On the EGBA website, Haijer stated it’s ‘not surprising’ that Norwegians are moving away from the state monopoly and are instead looking at international operators which offer them ‘better choices and prices’ in comparison to the domestic system.

He stated: “It is estimated that 66% of Norway’s online gambling activity now takes place on international websites, meaning the country has lost control of over half of its online gambling market, is losing out on about 2bn NOK in additional tax revenues each year, and many of its gamblers are not protected by Norwegian laws.

“This is a significant problem for ensuring the monopoly does what it says: controlling online gambling and protecting players. If Norwegians play with international websites there is no way for the state to control their activity or protect them.”

Making a comparison to the traditional Norse tale of Loki’s wager, Haijer noted that the mythological story made him ‘think of another fallacy’ with regards to Norway’s online gambling market.

The Secretary General said: “Norway justifies its monopoly under the premise that the state is better placed, than private companies, to control online gambling and protect players from problem gambling.

“But this argument, like Loki’s Wager, is based on a fallacy: it’s a country’s regulations and consumer protections which control online gambling and protect players, not whether there is a monopoly or not.”

Describing Norwegian bettors as ‘internet savvy,’ Haijer outlined that the country’s gambling consumers are ‘sensitive to prices and innovation’ and they ‘actively search for greater choice and alternatives’ to those offered by the state monopoly – choices and alternatives that are easily accessible online.

He argued that instead of a state monopoly, Norway should instead implement a multi-licensing system, pointing to Denmark and Sweden as successful examples of this.

“In a multi-licensed market, licensed companies must apply a range of regulations and consumer protections which are part of the local licensing rules,” he added.

“Compliance with these licensing rules is monitored and enforced by the country’s gambling regulator, ensuring that the responsibility for controlling the level of consumer protection remains with the authorities.”

The Secretary General added that the introduction of a multi-licensing model would enable Norway to ‘significantly reduce’ the number of bettors shifting to international online operators from 66% to 5% within the first year of implementation.

Citing the multi-licensing models in Denmark and Sweden, he commented: “While the regulations in both countries are not perfect and can be improved upon, the introduction of multi-licensing allowed them both to significantly reduce the amount of their online gambling activity taking place on international websites and are now in a much better position to control their online gambling markets.

“They’re now generating more tax revenues from online gambling and more of their gamblers are protected under their national laws, which is particularly important for addressing problem gambling.”

Expressing the view that Norway’s monopoly system does not protect the country’s gamblers any better than other European countries which utilise a multi-operator market, he claimed that ‘this brings into further question the success of the country’s monopoly model’.

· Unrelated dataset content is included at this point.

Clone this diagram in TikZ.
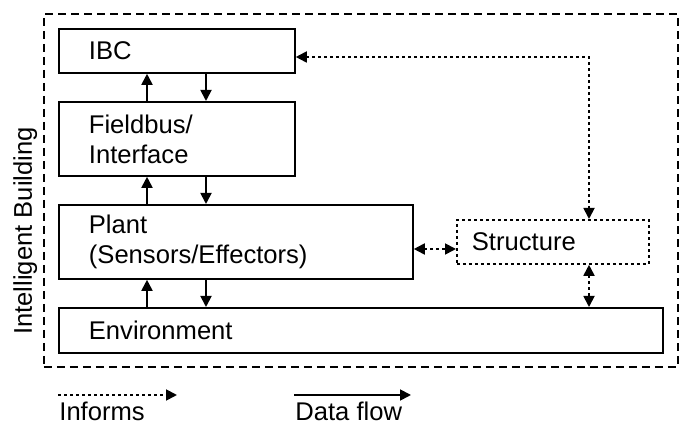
\documentclass[tikz,border=0pt]{standalone}
\usepackage{fontspec}
\setmainfont{Liberation Sans}
\usetikzlibrary{arrows.meta}
\begin{document}
\begin{tikzpicture}[x=0.5pt,y=-0.5pt,
  font=\fontsize{12.8}{15}\selectfont,
  box/.style={draw, line width=0.9pt, anchor=north west, inner xsep=15pt,
    inner ysep=0pt, align=left},
  dotbox/.style={box, line width=0.9pt, dash pattern=on 1.5pt off 1.5pt,
    inner xsep=7.5pt},
  flow/.style={-{Triangle[length=5.5pt,width=5.5pt]}, line width=0.9pt},
  inform/.style={{Triangle[length=5.5pt,width=5.5pt]}-{Triangle[length=5.5pt,width=5.5pt]},
    line width=0.9pt, dash pattern=on 1.5pt off 1.5pt},
  informone/.style={-{Triangle[length=5.5pt,width=5.5pt]},
    line width=0.9pt, dash pattern=on 1.5pt off 1.5pt},
]
\useasboundingbox (0,0) rectangle (681,427);

% building boundary and its label
\node[draw, line width=0.9pt, dash pattern=on 4pt off 2.5pt, anchor=north west,
  inner sep=0pt, minimum width=317pt, minimum height=176.5pt] (bldg) at (43,13) {};
\node[rotate=90, anchor=base, inner sep=0pt] (lbl) at (32,231) {Intelligent Building};

% layers
\node[box, text width=88pt, minimum height=22pt] (ibc) at (58,28) {IBC};
\node[box, text width=88pt, minimum height=37pt] (fb) at (58,101) {Fieldbus/\\Interface};
\node[box, text width=147pt, minimum height=37pt] (plant) at (58,204) {Plant\\(Sensors/Effectors)};
\node[box, text width=272pt, minimum height=22.5pt] (env) at (58,307) {Environment};
\node[dotbox, text width=81pt, minimum height=22pt] (struct) at (456,219) {Structure};

% data flow between layers
\coordinate (ux) at (147,0);
\coordinate (dx) at (206,0);
\draw[flow] (fb.north -| ux) -- (ibc.south -| ux);
\draw[flow] (ibc.south -| dx) -- (fb.north -| dx);
\draw[flow] (plant.north -| ux) -- (fb.south -| ux);
\draw[flow] (fb.south -| dx) -- (plant.north -| dx);
\draw[flow] (env.north -| ux) -- (plant.south -| ux);
\draw[flow] (plant.south -| dx) -- (env.north -| dx);

% informs relations with the structure
\coordinate (iy) at (0,57);
\coordinate (sx) at (589,0);
\coordinate (py) at (0,249);
\draw[inform] (ibc.east |- iy) -| (struct.north -| sx);
\draw[inform] (plant.east |- py) -- (struct.west |- py);
\draw[inform] (struct.south -| sx) -- (env.north -| sx);

% legend
\coordinate (la) at (58,395);
\coordinate (lb) at (177,395);
\coordinate (lc) at (294,395);
\coordinate (ld) at (411,395);
\draw[informone] (la) -- (lb);
\draw[flow] (lc) -- (ld);
\node[anchor=base west, inner sep=0pt] (inf) at (59,421) {Informs};
\node[anchor=base west, inner sep=0pt] (df) at (295,421) {Data flow};
\end{tikzpicture}
\end{document}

By shifting to a multi-licensed sector and allowing companies to obtain a license, the system would create ‘necessary competition and choice’ to encourage gamblers to continue to bet with domestic operators, rather than via international firms which fall outside of the supervision of local authorities.

In turn, Haijer believes this will better protect bettors in Norway as licensed companies would have no choice but to obey a ‘range of regulations and consumer protections’.

Compliance with these rules would be monitored and enforced by the appropriate regulatory body, which would ensure that ‘the responsibility for controlling the level of consumer protection remains with the authorities’.

Concluding his statement, the Secretary General said: “The time has come for Norway to have a fundamental rethink about how it regulates online gambling. It’s clear that Norwegians increasingly choose not to play with the monopoly, and it’s better to meet, rather than ignore, their demand for alternatives.

“Experience shows us that online gambling monopolies inevitably fail, and Norway should look to Denmark and Sweden where multi-licensing – while not perfect – proved to be a much more optimum model for controlling online gambling. Only by doing the same can Norway correct the fallacy at the heart of its monopoly and failing online gambling regulation.”

Haijer had previously criticised Veikkaus, the gambling monopoly of Finland, for offering little benefits for both bettors and the government, and called on Finnish authorities to ‘fix’ the country’s gaming policy.